Se volete che il vostro cornetto porti davvero fortuna, dovete comprarne uno che sia fatto a mano, ma, soprattutto, che sia assolutamente rosso. Un colore vivo che racchiude tutta una serie di simbolismi scaramantici, per questo dovrà essere rosso. Fatto a mano perchè sarà lo stesso "artista" che infonderà vibrazioni positive all'oggetto realizzato.

Facendo un salto nel passato, è possibile ritrovare un'antica simbologia legata proprio a questo particolare oggetto, diffuso in diverse culture e tradizioni. L'idea che questo oggettino portasse fortuna a chi lo indossava, pensate, risale al periodo preistorico, poiché veniva chiaramente paragonato alla forza di animali dotati per natura proprio delle corna. Non a caso, infatti, grandi personaggi della storia, utilizzavano le corna come ornamento, ma soprattutto quale simbolo di forza e potere divino.
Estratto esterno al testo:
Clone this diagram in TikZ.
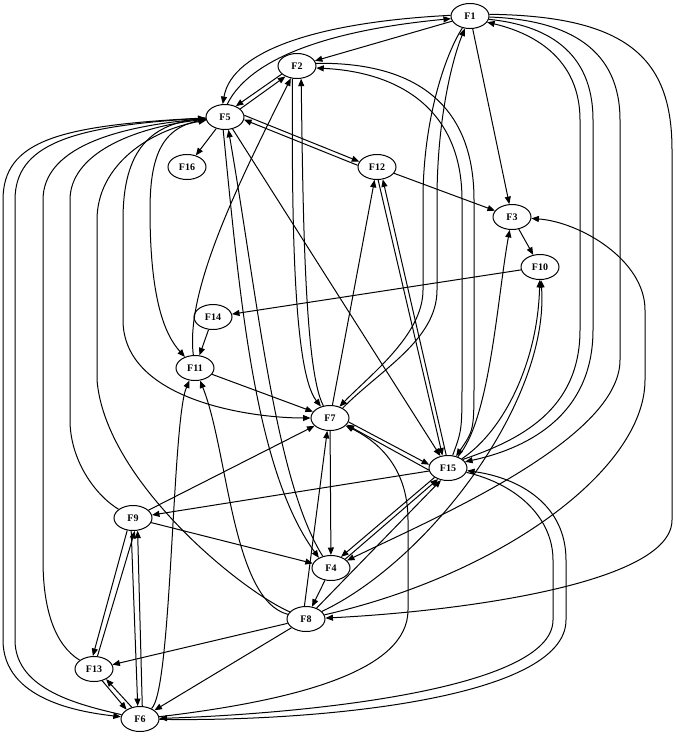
\documentclass[tikz,border=0pt]{standalone}
\usepackage{fontspec}
\setmainfont{Liberation Serif}
\usetikzlibrary{arrows.meta,shapes.geometric}
\tikzset{
  nodo/.style={draw, ellipse, line width=1pt, minimum width=38pt, minimum height=25pt, inner sep=0pt, font=\fontsize{10}{12}\selectfont\bfseries},
  fl/.style={-{Triangle[length=7.5pt,width=6pt]}, line width=1pt},
}
\begin{document}
\begin{tikzpicture}[x=1pt, y=-1pt]
  \useasboundingbox (0,0) rectangle (676,736);
  \node[nodo] (F1)  at (470,16)  {F1};
  \node[nodo] (F2)  at (297,66)  {F2};
  \node[nodo] (F5)  at (225,117) {F5};
  \node[nodo] (F16) at (187,167) {F16};
  \node[nodo] (F12) at (377,167) {F12};
  \node[nodo] (F3)  at (512,217) {F3};
  \node[nodo] (F10) at (540,267) {F10};
  \node[nodo] (F14) at (213,317) {F14};
  \node[nodo] (F11) at (195,368) {F11};
  \node[nodo] (F7)  at (330,418) {F7};
  \node[nodo] (F15) at (448,468) {F15};
  \node[nodo] (F9)  at (133,518) {F9};
  \node[nodo] (F4)  at (331,568) {F4};
  \node[nodo] (F8)  at (306,619) {F8};
  \node[nodo] (F13) at (94,669)  {F13};
  \node[nodo] (F6)  at (140,719) {F6};
  % arriba
  \draw[fl] (F1.178) .. controls (320,22) and (232,50) .. (F5.100);
  \draw[fl] (F5.80) .. controls (250,58) and (330,30) .. (F1.188);
  \draw[fl] (F1) -- (F2);
  \draw[fl] (F1) -- (F3);
  \draw[fl] (F2.208) -- (F5.45);
  \draw[fl] (F5.28) -- (F2.222);
  \draw[fl] (F2.250) .. controls (292,200) and (292,370) .. (F7);
  \draw[fl] (F7) .. controls (304,370) and (303,200) .. (F2.288);
  \draw[fl] (F15) .. controls (462,430) .. (462,380) -- (462,200) .. controls (462,110) and (400,72) .. (F2.-6);
  \draw[fl] (F2.8) .. controls (410,62) and (474,100) .. (474,200) -- (474,380) .. controls (474,430) .. (F15);
  \draw[fl] (F7.38) .. controls (380,370) and (437,340) .. (437,290) -- (437,200) .. controls (437,120) and (452,60) .. (F1);
  \draw[fl] (F1) .. controls (445,55) and (423,120) .. (423,200) -- (423,290) .. controls (423,335) and (370,375) .. (F7.50);
  \draw[fl] (F15.30) .. controls (520,440) and (580,410) .. (580,330) -- (580,120) .. controls (580,50) and (520,30) .. (F1.-20);
  \draw[fl] (F1.-10) .. controls (545,25) and (593,50) .. (593,120) -- (593,330) .. controls (593,420) and (520,450) .. (F15.20);
  \draw[fl] (F1.-3) .. controls (570,20) and (620,50) .. (620,120) -- (620,360) .. controls (620,440) and (430,520) .. (F4.25);
  \draw[fl] (F1.5) .. controls (630,16) and (672,60) .. (672,150) -- (672,520) .. controls (672,585) and (450,612) .. (F8);
  % F5, F12
  \draw[fl] (F5) -- (F16);
  \draw[fl] (F5.5) -- (F12.163);
  \draw[fl] (F12.175) -- (F5.-8);
  \draw[fl] (F12) -- (F3);
  \draw[fl] (F7) -- (F12);
  \draw[fl] (F12.-85) -- (F15.114);
  \draw[fl] (F15.98) -- (F12.-65);
  \draw[fl] (F3) -- (F10);
  \draw[fl] (F10) -- (F14);
  \draw[fl] (F14) -- (F11);
  \draw[fl] (F11) .. controls (185,290) and (240,180) .. (F2);
  \draw[fl] (F11) -- (F7);
  \draw[fl] (F5) .. controls (165,125) and (150,150) .. (150,210) .. controls (150,300) and (165,335) .. (F11);
  \draw[fl] (F5) .. controls (150,122) and (123,150) .. (123,220) -- (123,320) .. controls (123,400) and (250,418) .. (F7);
  \draw[fl] (F5) -- (F15);
  \draw[fl] (F5.262) .. controls (240,300) and (255,470) .. (F4.140);
  \draw[fl] (F4.125) .. controls (275,480) and (258,300) .. (F5.285);
  % izquierda
  \draw[fl] (F5) .. controls (60,125) and (3,140) .. (3,200) -- (3,640) .. controls (3,700) and (80,712) .. (F6);
  \draw[fl] (F6) .. controls (80,705) and (15,690) .. (15,640) -- (15,200) .. controls (15,145) and (70,126) .. (F5);
  \draw[fl] (F13) .. controls (55,645) and (43,610) .. (43,560) -- (43,200) .. controls (43,150) and (110,127) .. (F5);
  \draw[fl] (F9) .. controls (95,495) and (70,460) .. (70,420) -- (70,200) .. controls (70,155) and (130,128) .. (F5);
  \draw[fl] (F8) .. controls (240,590) and (105,480) .. (97,380) -- (97,220) .. controls (97,165) and (150,130) .. (F5);
  % centro
  \draw[fl] (F7.-12) -- (F15.170);
  \draw[fl] (F15.186) -- (F7.-22);
  \draw[fl] (F7) -- (F4);
  \draw[fl] (F4) -- (F8);
  \draw[fl] (F8.97) -- (F7.258);
  \draw[fl] (F8) .. controls (232,600) and (228,450) .. (F11);
  \draw[fl] (F6) .. controls (172,690) and (172,420) .. (F11);
  \draw[fl] (F8) -- (F13);
  \draw[fl] (F8) -- (F6);
  \draw[fl] (F8) -- (F15.240);
  \draw[fl] (F8) .. controls (430,560) and (550,400) .. (F10);
  \draw[fl] (F15) .. controls (505,430) and (538,360) .. (F10);
  \draw[fl] (F8) .. controls (500,575) and (645,470) .. (645,380) -- (645,310) .. controls (645,260) and (580,222) .. (F3);
  \draw[fl] (F15) .. controls (490,420) and (497,300) .. (F3);
  \draw[fl] (F15) -- (F9);
  \draw[fl] (F15.215) -- (F4.48);
  \draw[fl] (F4.32) -- (F15.228);
  \draw[fl] (F15) .. controls (520,485) and (553,520) .. (553,560) -- (553,620) .. controls (553,690) and (300,714) .. (F6);
  \draw[fl] (F6) .. controls (310,722) and (566,700) .. (566,620) -- (566,560) .. controls (566,505) and (520,478) .. (F15);
  \draw[fl] (F6) .. controls (300,700) and (408,670) .. (408,610) -- (408,520) .. controls (408,465) and (375,440) .. (F7);
  % abajo
  \draw[fl] (F9) -- (F4);
  \draw[fl] (F9) -- (F7);
  \draw[fl] (F9.245) -- (F13.95);
  \draw[fl] (F13.75) -- (F9.278);
  \draw[fl] (F9.262) -- (F6.100);
  \draw[fl] (F6.80) -- (F9.290);
  \draw[fl] (F13.-55) -- (F6.145);
  \draw[fl] (F6.125) -- (F13.-40);
\end{tikzpicture}
\end{document}
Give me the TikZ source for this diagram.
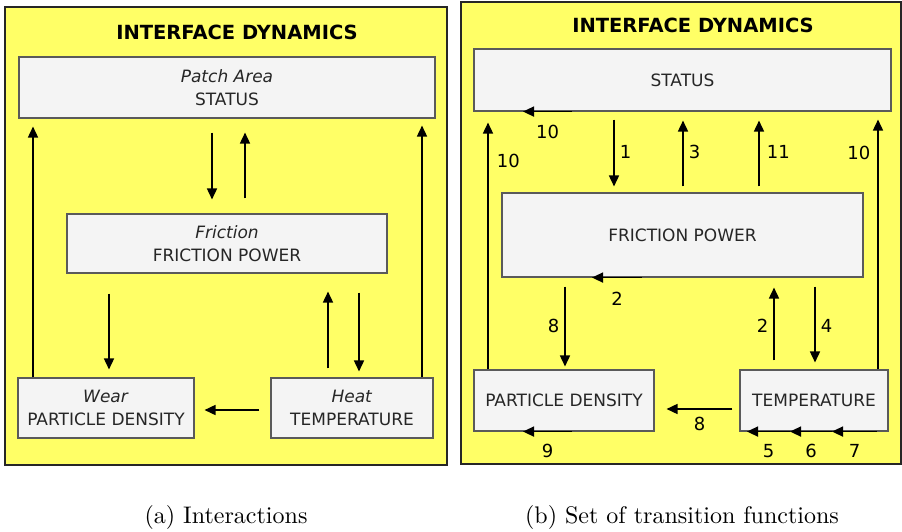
\documentclass[tikz,border=0pt]{standalone}
\usepackage{fontspec}
\newfontfamily\boxfont{DejaVu Sans}
\newfontfamily\capfont{lmroman10-regular.otf}
\usetikzlibrary{arrows.meta}
\definecolor{panelyellow}{RGB}{255,255,102}
\definecolor{boxgray}{RGB}{244,244,244}
\definecolor{boxline}{RGB}{90,90,90}

\begin{document}
\begin{tikzpicture}[x=1pt,y=-1pt,
    box/.style={draw=boxline,line width=1.1pt,fill=boxgray,inner sep=0pt,align=center,
      font=\boxfont\fontsize{17}{23}\selectfont,text=black!85},
    panel/.style={draw=black!85,line width=1.5pt,fill=panelyellow},
    headline/.style={font=\boxfont\bfseries\fontsize{19.5}{24}\selectfont},
    arr/.style={line width=1.6pt,-{Triangle[length=11pt,width=10pt]}},
    lbl/.style={font=\boxfont\fontsize{18}{22}\selectfont,inner sep=0pt},
    caption/.style={anchor=base,font=\capfont\fontsize{24}{28}\selectfont}]
  \useasboundingbox (0,0) rectangle (902,531);

  % (a) interactions
  \draw[panel] (5,7) rectangle (447,465);
  \node[headline] (titleA) at (237,32) {INTERFACE DYNAMICS};
  \node[box,minimum width=416pt,minimum height=61pt] (statusA) at (227,87.5) {\textit{Patch Area}\\STATUS};
  \node[box,minimum width=320pt,minimum height=59pt] (frictionA) at (227,243.5) {\textit{Friction}\\FRICTION POWER};
  \node[box,minimum width=176pt,minimum height=60pt] (wearA) at (106,408) {\textit{Wear}\\PARTICLE DENSITY};
  \node[box,minimum width=162pt,minimum height=60pt] (heatA) at (352,408) {\textit{Heat}\\TEMPERATURE};

  \draw[arr,shorten >=8pt] (wearA.north -| 33,0) -- (statusA.south -| 33,0);
  \draw[arr,shorten <=14pt,shorten >=14pt] (statusA.south -| 212,0) -- (frictionA.north -| 212,0);
  \draw[arr,shorten <=15pt,shorten >=14pt] (frictionA.north -| 245,0) -- (statusA.south -| 245,0);
  \draw[arr,shorten <=20pt,shorten >=8pt] (frictionA.south -| 109,0) -- (wearA.north -| 109,0);
  \draw[arr,shorten <=9pt,shorten >=18pt] (heatA.north -| 328,0) -- (frictionA.south -| 328,0);
  \draw[arr,shorten <=19pt,shorten >=6pt] (frictionA.south -| 359,0) -- (heatA.north -| 359,0);
  \draw[arr,shorten >=7pt] (heatA.north -| 422,0) -- (statusA.south -| 422,0);
  \draw[arr,shorten <=11pt,shorten >=10pt] (heatA.west |- 0,410) -- (wearA.east |- 0,410);

  % (b) transition functions
  \draw[panel] (461,2) rectangle (901,464);
  \node[headline] (titleB) at (693,25) {INTERFACE DYNAMICS};
  \node[box,minimum width=417pt,minimum height=62pt] (statusB) at (682.5,80) {STATUS};
  \node[box,minimum width=361pt,minimum height=84pt] (frictionB) at (682.5,235) {FRICTION POWER};
  \node[box,minimum width=180pt,minimum height=61pt] (particleB) at (564,400.5) {PARTICLE DENSITY};
  \node[box,minimum width=148pt,minimum height=61pt] (tempB) at (814,400.5) {TEMPERATURE};

  \draw[arr] (statusB.south -| 572,0) -- node[lbl,below=13pt] {10} (statusB.south -| 523,0);
  \draw[arr,shorten >=11pt] (particleB.north -| 488,0) -- node[lbl,pos=.81,right=8pt] {10} (statusB.south -| 488,0);
  \draw[arr,shorten <=8pt,shorten >=6pt] (statusB.south -| 614,0) -- node[lbl,right=5pt] {1} (frictionB.north -| 614,0);
  \draw[arr,shorten <=6pt,shorten >=9pt] (frictionB.north -| 683,0) -- node[lbl,right=5pt] {3} (statusB.south -| 683,0);
  \draw[arr,shorten <=6pt,shorten >=9pt] (frictionB.north -| 759,0) -- node[lbl,right=7pt] {11} (statusB.south -| 759,0);
  \draw[arr,shorten >=8pt] (tempB.north -| 878,0) -- node[lbl,pos=.84,left=7pt] {10} (statusB.south -| 878,0);
  \draw[arr] (frictionB.south -| 642,0) -- node[lbl,below=14pt] {2} (frictionB.south -| 592,0);
  \draw[arr,shorten <=9pt,shorten >=3pt] (frictionB.south -| 565,0) -- node[lbl,pos=.53,left=5pt] {8} (particleB.north -| 565,0);
  \draw[arr,shorten <=9pt,shorten >=10pt] (tempB.north -| 774,0) -- node[lbl,pos=.47,left=5pt] {2} (frictionB.south -| 774,0);
  \draw[arr,shorten <=9pt,shorten >=7pt] (frictionB.south -| 815,0) -- node[lbl,pos=.53,right=5pt] {4} (tempB.north -| 815,0);
  \draw[arr,shorten <=7pt,shorten >=12pt] (tempB.west |- 0,409) -- node[lbl,pos=.47,below=7pt] {8} (particleB.east |- 0,409);
  \draw[arr] (particleB.south -| 572,0) -- node[lbl,below=12pt] {9} (particleB.south -| 523,0);
  \draw[arr] (tempB.south -| 877,0) -- node[lbl,below=12pt] {7} (tempB.south -| 832,0);
  \draw[arr] (tempB.south -| 832,0) -- node[lbl,below=12pt] {6} (tempB.south -| 790,0);
  \draw[arr] (tempB.south -| 790,0) -- node[lbl,below=12pt] {5} (tempB.south -| 747,0);

  % captions
  \node[caption] (capA) at (226,523) {(a) Interactions};
  \node[caption] (capB) at (682,523) {(b) Set of transition functions};
\end{tikzpicture}
\end{document}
Da allora tutti, per riecheggiare l'antica potenza dei condottieri, cominciarono a costruire piccoli cornetti di diverso materiale. A Napoli, questo oggetto divenne col tempo culto e simbolo della tradizione popolare, così come noi oggi lo conosciamo. In ogni caso, poiché un po' di fortuna non guasta mai, è bene possederne uno, non si sa mai che allontani la sfortuna. Ricordate però, rigorosamente rosso!